Brief Bio of Daniel M. Nosenchuck

Daniel M. Nosenchuck's research interests include experimental and computational fluid mechanics, dynamic flow control and visualization, and advanced supercomputer architectures. His major contributions include experimental active laminar-flow control, the first successful demonstration of active turbulence control, and the development of a parallel-processing supercomputer. He was a charter-year recipient of the five-year NSF Presidential Young Investigator Award (1984-89). He also received the IBM Faculty Development Award (1984-85) and the Princeton University School of Engineering Rheinstein Award (1986) for work related to the implementation of unique flow fields, and the development of new flow visualization techniques. He received the National EMMY Award in 1984 for Outstanding Individual Achievement in Special Visual Effects. He was recently (1993) given the Princeton University Undergraduate Engineering Council Excellence in Teaching Award. He is active in industrial consulting and also consults directly with the Department of Defense, and is a member of various DoD Studies, Task Forces and Panels.

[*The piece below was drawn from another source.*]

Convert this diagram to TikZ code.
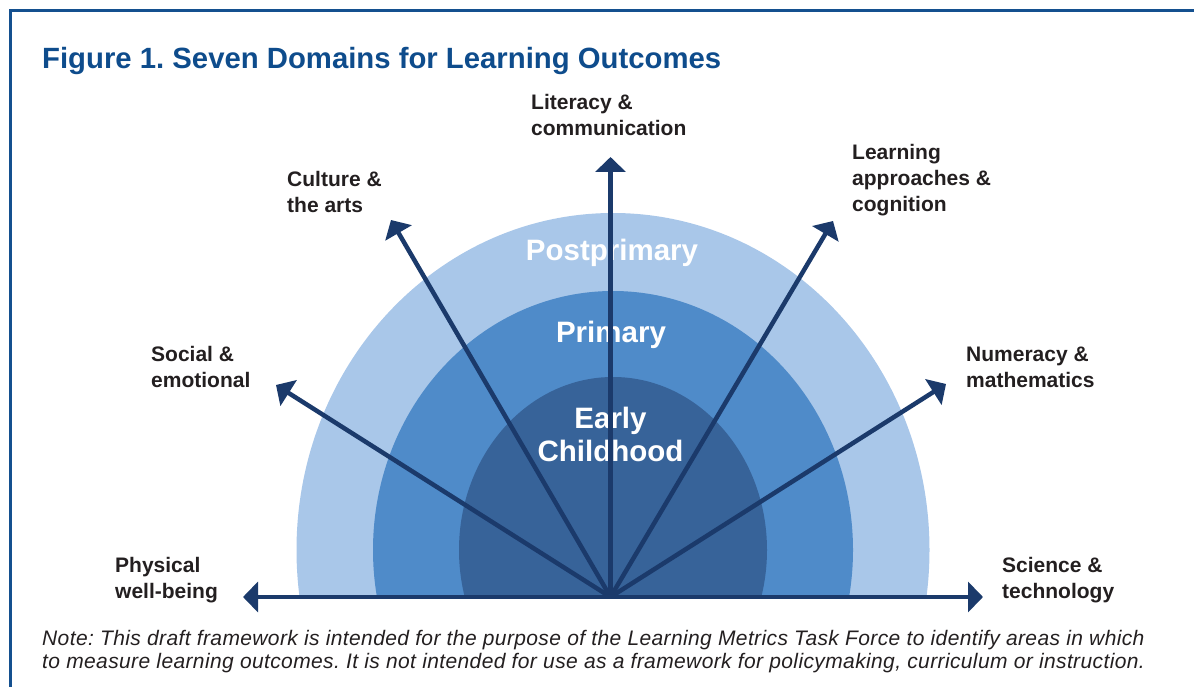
\documentclass[tikz,border=0pt]{standalone}
\usepackage{fontspec}
\setmainfont{Liberation Sans}
\usetikzlibrary{arrows.meta}
\definecolor{outerc}{HTML}{A9C7E9}
\definecolor{midc}{HTML}{4F8BC9}
\definecolor{innerc}{HTML}{376399}
\definecolor{arrc}{HTML}{1B3A6B}
\definecolor{titlec}{HTML}{0E4C8C}
\definecolor{framec}{HTML}{14508F}
\definecolor{labc}{HTML}{231F20}
\tikzset{
  arr/.style={draw=arrc, line width=4.5pt, -{Triangle[length=15pt,width=30pt]}},
  lab/.style={anchor=base west, inner sep=0pt, text=labc, font=\fontsize{21}{26}\selectfont\bfseries},
  ring/.style={anchor=base, inner sep=0pt, text=white, font=\fontsize{29.5}{34}\selectfont\bfseries},
}
\frenchspacing
\begin{document}
\frenchspacing
\begin{tikzpicture}[x=1pt,y=-1pt]
\useasboundingbox (0,0) rectangle (1194,687);
% frame
\draw[framec, line width=3pt] (10,690) -- (10,10.5) -- (1196,10.5);
% title
\node[anchor=base west, inner sep=0pt, text=titlec, font=\fontsize{29.3}{34}\selectfont\bfseries] (title) at (42,69) {Figure 1. Seven Domains for Learning Outcomes};
% rings
\begin{scope}
\clip (0,0) rectangle (1194,597);
\fill[outerc] (613,550) ellipse [x radius=316.5pt, y radius=337pt];
\fill[midc] (613,550) ellipse [x radius=240pt, y radius=259pt];
\fill[innerc] (613,550) ellipse [x radius=154pt, y radius=173pt];
\end{scope}
\node[ring] (post) at (612,261) {Postprimary};
\node[ring] (prim) at (611,342) {Primary};
\node[ring, align=center] (early) at (610.5,428) {\begin{tabular}[t]{@{}c@{}}Early\\[-0.5pt]Childhood\end{tabular}};
% arrows
\coordinate (O) at (610.5,597);
\coordinate (tL) at (243,597);
\coordinate (tR) at (983,597);
\coordinate (tU) at (610.5,157);
\coordinate (tC) at (391,220);
\coordinate (tA) at (833,221);
\coordinate (tS) at (276,385);
\coordinate (tN) at (946,384);
\foreach \t in {tL,tR,tU,tC,tA,tS,tN} \draw[arr] (O) -- (\t);
% labels
\node[lab] (lit) at (531,110) {\begin{tabular}[t]{@{}l@{}}Literacy \&\\communication\end{tabular}};
\node[lab] (cul) at (287,187) {\begin{tabular}[t]{@{}l@{}}Culture \&\\the arts\end{tabular}};
\node[lab] (lap) at (852,160) {\begin{tabular}[t]{@{}l@{}}Learning\\approaches \&\\cognition\end{tabular}};
\node[lab] (soc) at (151,361) {\begin{tabular}[t]{@{}l@{}}Social \&\\emotional\end{tabular}};
\node[lab] (num) at (966,361) {\begin{tabular}[t]{@{}l@{}}Numeracy \&\\mathematics\end{tabular}};
\node[lab] (phy) at (115,572) {\begin{tabular}[t]{@{}l@{}}Physical\\well-being\end{tabular}};
\node[lab] (sci) at (1002,572) {\begin{tabular}[t]{@{}l@{}}Science \&\\technology\end{tabular}};
% note
\node[anchor=base west, inner sep=0pt, text=labc, font=\fontsize{21}{23}\selectfont\itshape\addfontfeature{LetterSpace=1.8}] (note) at (42,645) {\begin{tabular}[t]{@{}l@{}}Note: This draft framework is intended for the purpose of the Learning Metrics Task Force to identify areas in which\\to measure learning outcomes. It is not intended for use as a framework for policymaking, curriculum or instruction.\end{tabular}};
\end{tikzpicture}
\end{document}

The underlying theme of his work revolves around the control of complex fluid flows. To achieve this, he is currently engaged in several areas of research. These include the study and experimental active control of turbulent boundary-layers in a low-speed water channel, wake-vortex prediction and control, the development of a new three-dimensional dynamic flow-visualization technique using laser-sheet scanning to generate dynamic volumetric LIF data bases, and the design and construction of a very-high-speed computer for use in complex flow simulations and control applications.